Everybody knows a turkey and some mistletoe,
Help to make the season bright.
Tiny tots with their eyes all aglow,
Will find it hard to sleep tonight.
They know that Santa's on his way;
He's loaded lots of toys and goodies on his sleigh.
And every mother's child is going to spy,
To see if reindeer really know how to fly.

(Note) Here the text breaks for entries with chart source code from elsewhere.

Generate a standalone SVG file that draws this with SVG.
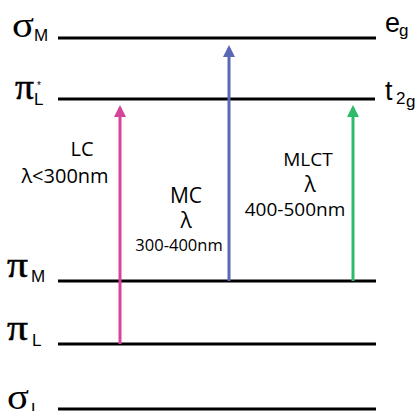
<svg xmlns="http://www.w3.org/2000/svg" width="417" height="411" viewBox="0 0 417 411">
<style>
.lvl{stroke:#000;stroke-width:3}
.t{font-family:"Liberation Sans",Arial,sans-serif;fill:#000}
.g{font-family:"Liberation Serif","Times New Roman",serif;font-size:36px;fill:#000}
.p{stroke:#000;stroke-width:0.5}
.sub{font-family:"Liberation Sans",Arial,sans-serif;font-size:17px;fill:#000}
.lab{font-family:"Open Sans","Liberation Sans",sans-serif;fill:#000;text-anchor:middle}
</style>
<defs>
<marker id="hp" markerWidth="4" markerHeight="4" refX="3" refY="2" orient="auto" markerUnits="strokeWidth"><path d="M0,0 L4,2 L0,4 Z" fill="#d6439b"/></marker>
<marker id="hb" markerWidth="4" markerHeight="4" refX="3" refY="2" orient="auto" markerUnits="strokeWidth"><path d="M0,0 L4,2 L0,4 Z" fill="#5a69b3"/></marker>
<marker id="hg" markerWidth="4" markerHeight="4" refX="3" refY="2" orient="auto" markerUnits="strokeWidth"><path d="M0,0 L4,2 L0,4 Z" fill="#2dba6a"/></marker>
</defs>
<g id="level-sigmaM"><line class="lvl" x1="58" y1="38" x2="376" y2="38"/><text class="g" x="12" y="37" textLength="22" lengthAdjust="spacingAndGlyphs">σ</text><text class="sub" x="34" y="41">M</text><text class="t" x="385" y="32" font-size="27">e</text><text class="t" x="399" y="36" font-size="17">g</text></g>
<g id="level-piLstar"><line class="lvl" x1="58" y1="99" x2="375" y2="99"/><text class="g p" x="15" y="99" textLength="19" lengthAdjust="spacingAndGlyphs">π</text><text class="sub" x="34" y="105">L</text><text class="t" x="37" y="89" font-size="10">*</text><text class="t" x="385" y="100" font-size="27">t</text><text class="t" x="396" y="104" font-size="17">2</text><text class="t" x="406" y="107" font-size="17">g</text></g>
<g id="level-piM"><line class="lvl" x1="58" y1="281" x2="376" y2="281"/><text class="g p" x="7" y="277" textLength="21" lengthAdjust="spacingAndGlyphs">π</text><text class="sub" x="31" y="282">M</text></g>
<g id="level-piL"><line class="lvl" x1="58" y1="344" x2="376" y2="344"/><text class="g p" x="7" y="340" textLength="21" lengthAdjust="spacingAndGlyphs">π</text><text class="sub" x="32" y="346">L</text></g>
<g id="level-sigmaL"><line class="lvl" x1="58" y1="409" x2="376" y2="409"/><text class="g" x="7" y="409" textLength="22" lengthAdjust="spacingAndGlyphs">σ</text><text class="sub" x="31" y="415">L</text></g>
<g id="connectors">
<line x1="120" y1="344" x2="120" y2="108" stroke="#d6439b" stroke-width="3" marker-end="url(#hp)"/>
<line x1="229" y1="281" x2="229" y2="48" stroke="#5a69b3" stroke-width="3" marker-end="url(#hb)"/>
<line x1="353" y1="281" x2="353" y2="108" stroke="#2dba6a" stroke-width="3" marker-end="url(#hg)"/>
</g>
<g id="label-LC"><text class="lab" x="82" y="156" font-size="20">LC</text><text class="lab" x="65" y="183" font-size="20">λ&lt;300nm</text></g>
<g id="label-MC"><text class="lab" x="186" y="203" font-size="21">MC</text><text class="lab" x="186" y="228" font-size="21">λ</text><text class="lab" x="179" y="251" font-size="16.5">300-400nm</text></g>
<g id="label-MLCT"><text class="lab" x="308" y="166" font-size="19">MLCT</text><text class="lab" x="310" y="192" font-size="21">λ</text><text class="lab" x="295" y="216" font-size="19">400-500nm</text></g>
</svg>
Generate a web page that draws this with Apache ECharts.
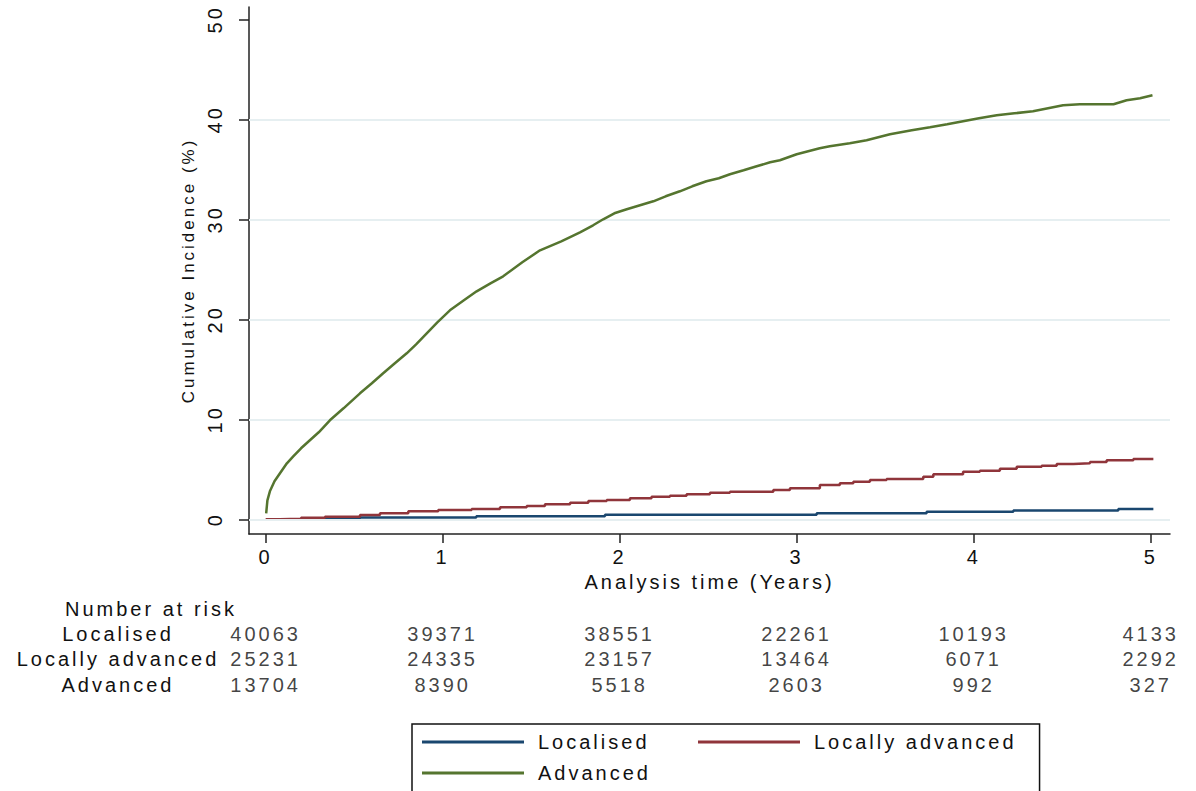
<!DOCTYPE html>
<html>
<head>
<meta charset="utf-8">
<script src="https://cdn.jsdelivr.net/npm/echarts@6.0.0/dist/echarts.min.js"></script>
<style>
  html, body { margin: 0; padding: 0; background: #fff; }
  #chart { width: 1196px; height: 791px; }
  /* Stata-like wide spacing of the letters */
  #chart text { letter-spacing: 3px; }
</style>
</head>
<body>
<div id="chart"></div>
<script>
// years since diagnosis, cumulative incidence (%)
var localised = [
  [0.07, 0], [0.26, 0.07], [0.533, 0.17], [1.19, 0.3], [1.917, 0.45],
  [3.113, 0.6], [3.734, 0.76], [4.224, 0.88], [4.817, 1.03], [5.015, 1.03]
];
var locallyAdvanced = [
  [0.0, 0], [0.08, 0.06], [0.2, 0.15], [0.335, 0.26], [0.533, 0.43], [0.646, 0.6],
  [0.806, 0.8], [0.975, 0.93], [1.164, 1.03], [1.324, 1.2], [1.475, 1.33], [1.578, 1.5],
  [1.72, 1.66], [1.823, 1.83], [1.927, 1.93], [2.058, 2.1], [2.18, 2.26], [2.284, 2.36],
  [2.378, 2.5], [2.51, 2.66], [2.623, 2.76], [2.868, 2.93], [2.962, 3.1], [3.131, 3.43],
  [3.244, 3.6], [3.32, 3.76], [3.414, 3.93], [3.508, 4.03], [3.715, 4.26], [3.772, 4.5],
  [3.94, 4.76], [4.035, 4.86], [4.148, 5.06], [4.243, 5.26], [4.384, 5.36], [4.469, 5.53],
  [4.563, 5.6], [4.657, 5.73], [4.751, 5.9], [4.902, 6.03], [5.015, 6.03]
];
var advanced = [
  [0.003, 0.6], [0.01, 1.9], [0.024, 2.8], [0.05, 3.8], [0.081, 4.6], [0.12, 5.6],
  [0.156, 6.3], [0.2, 7.1], [0.25, 7.9], [0.3, 8.7], [0.363, 9.9], [0.44, 11.1],
  [0.533, 12.6], [0.6, 13.6], [0.664, 14.6], [0.73, 15.6], [0.797, 16.6], [0.85, 17.5],
  [0.91, 18.6], [0.97, 19.7], [1.041, 20.9], [1.12, 21.9], [1.192, 22.8], [1.27, 23.6],
  [1.342, 24.3], [1.45, 25.7], [1.55, 26.9], [1.67, 27.8], [1.776, 28.7], [1.85, 29.4],
  [1.907, 30.0], [1.97, 30.6], [2.04, 31.0], [2.115, 31.4], [2.19, 31.8], [2.26, 32.3],
  [2.34, 32.8], [2.41, 33.3], [2.49, 33.8], [2.56, 34.1], [2.623, 34.5], [2.7, 34.9],
  [2.774, 35.3], [2.85, 35.7], [2.905, 35.9], [3.0, 36.5], [3.13, 37.1], [3.187, 37.3],
  [3.3, 37.6], [3.395, 37.9], [3.527, 38.5], [3.65, 38.9], [3.753, 39.2], [3.85, 39.5],
  [3.94, 39.8], [4.03, 40.1], [4.13, 40.4], [4.23, 40.6], [4.335, 40.8], [4.42, 41.1],
  [4.505, 41.4], [4.6, 41.5], [4.79, 41.5], [4.864, 41.9], [4.94, 42.1], [5.01, 42.4]
];

var seriesNames = ['Localised', 'Locally advanced', 'Advanced'];
var xTicks = [0, 1, 2, 3, 4, 5];
var yTicks = [0, 10, 20, 30, 40, 50];
var gridValues = [0, 10, 20, 30, 40];

// number at risk, one value per x tick
var riskTimes = [0, 1, 2, 3, 4, 5];
var riskLocalised = [40063, 39371, 38551, 22261, 10193, 4133];
var riskLocallyAdvanced = [25231, 24335, 23157, 13464, 6071, 2292];
var riskAdvanced = [13704, 8390, 5518, 2603, 992, 327];

var FONT = 'Liberation Sans, Arial, sans-serif';
var colors = ['#1a476f', '#90353b', '#55752f'];
var X_MIN = -0.094, X_MAX = 5.109;

function riskRow(name, counts) {
  return {
    type: 'scatter', xAxisIndex: 1, yAxisIndex: 1, silent: true,
    symbolSize: 1, itemStyle: { color: 'rgba(0,0,0,0)' },
    label: {
      show: true, position: 'inside', color: '#111', fontSize: 20, fontFamily: FONT,
      formatter: function (p) { return p.value[2]; }
    },
    data: riskTimes.map(function (t, i) { return [t, name, counts[i]]; })
  };
}

var chart = echarts.init(document.getElementById('chart'), null, { renderer: 'svg' });

chart.setOption({
  animation: false,
  backgroundColor: '#fff',
  title: {
    text: 'Number at risk', left: 65, top: 599, padding: 0,
    textStyle: { fontSize: 20, fontWeight: 'normal', color: '#111', fontFamily: FONT }
  },
  legend: {
    data: seriesNames,
    left: 412, top: 724, width: 560,
    padding: [7.5, 71, 20, 10],
    itemGap: 10, itemWidth: 102, itemHeight: 3,
    icon: 'rect',
    borderColor: '#111', borderWidth: 1.5,
    textStyle: { fontSize: 20, color: '#111', fontFamily: FONT, width: 150, lineHeight: 21, padding: [0, 0, 0, 9] }
  },
  grid: [
    { left: 249, right: 26, top: 7, bottom: 257 },
    { left: 249, right: 26, top: 621, height: 76.5 }
  ],
  xAxis: [{
    type: 'value', gridIndex: 0, min: X_MIN, max: X_MAX,
    name: 'Analysis time (Years)', nameLocation: 'middle', nameGap: 36,
    nameTextStyle: { fontSize: 20, color: '#111', fontFamily: FONT },
    axisLine: { show: true, onZero: false, lineStyle: { color: '#222', width: 1.5 } },
    axisTick: { show: true, length: 9, customValues: xTicks, lineStyle: { color: '#222', width: 1.5 } },
    axisLabel: { customValues: xTicks, margin: 13, fontSize: 20, color: '#111', fontFamily: FONT },
    splitLine: { show: false }
  }, {
    type: 'value', gridIndex: 1, min: X_MIN, max: X_MAX, show: false
  }],
  yAxis: [{
    type: 'value', gridIndex: 0, min: -1.47, max: 51.23,
    name: 'Cumulative Incidence (%)', nameLocation: 'middle', nameGap: 50, nameRotate: 90,
    nameTextStyle: { fontSize: 17, color: '#111', fontFamily: FONT },
    axisLine: { show: true, onZero: false, lineStyle: { color: '#222', width: 1.5 } },
    axisTick: { show: true, length: 10, customValues: yTicks, lineStyle: { color: '#222', width: 1.5 } },
    axisLabel: { customValues: yTicks, rotate: 90, margin: 24, fontSize: 20, color: '#111', fontFamily: FONT },
    splitLine: { show: false }
  }, {
    type: 'category', gridIndex: 1, inverse: true, data: seriesNames,
    axisLine: { show: false }, axisTick: { show: false }, splitLine: { show: false },
    axisLabel: { interval: 0, align: 'center', margin: 131, fontSize: 20, color: '#111', fontFamily: FONT }
  }],
  series: [
    {
      name: 'gridlines', type: 'line', data: [], silent: true, z: 1,
      markLine: {
        silent: true, symbol: 'none', animation: false, label: { show: false },
        lineStyle: { color: '#e6eff1', width: 2, type: 'solid' },
        data: gridValues.map(function (v) { return { yAxis: v }; })
      }
    },
    {
      name: 'Localised', type: 'line', step: 'end', showSymbol: false, data: localised,
      color: colors[0], lineStyle: { width: 2.5 }, z: 3
    },
    {
      name: 'Locally advanced', type: 'line', step: 'end', showSymbol: false, data: locallyAdvanced,
      color: colors[1], lineStyle: { width: 2.5 }, z: 4
    },
    {
      name: 'Advanced', type: 'line', showSymbol: false, data: advanced,
      color: colors[2], lineStyle: { width: 2.5 }, z: 5
    },
    riskRow('Localised', riskLocalised),
    riskRow('Locally advanced', riskLocallyAdvanced),
    riskRow('Advanced', riskAdvanced)
  ]
});
</script>
</body>
</html>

And so I'm offering this simple phrase,
To kids from one to ninety-two,
Although it’s been said many times, many ways,
Merry Christmas to you.
This song reminds me of trips to New York City at Christmastime when we were children. It was not an annual tradition, but we did manage a few trips as a family as I remember. We would take the train from Tarrytown to Grand Central Station in Manhattan and then walk down 5th Avenue to 37th Street to see the storefront window at Lord &Taylor’s. It always had a spectacular Christmas display of one kind or another; folks lined up to walk past it with their children. It fascinated us as kids. We also would go and see the big Christmas tree at Rockefeller Center, watch the skaters on the rink in front of the tree, and stop into St. Patrick’s Cathedral nearby to light a candle. What I also remember (also thanks to this song) are the street vendors who sold roasted chestnuts. My father would buy a bag of them and share them with us. I don’t remember that I liked them very much, but he did and that was fine. They always smelled so good, especially in the cold winter air and it was nice to hold the warm bag of chestnuts and feel the warmth through my gloves. But it was the sights and sounds of Manhattan at Christmastime that I remember too. And even as a young adult when I worked in Manhattan, the Christmas storefront displays, the glittering trees, the streetlights and Christmas lights hung up, Trump Tower with its big wreaths—all of it has stayed in my mind—glittering with the splendor of the season.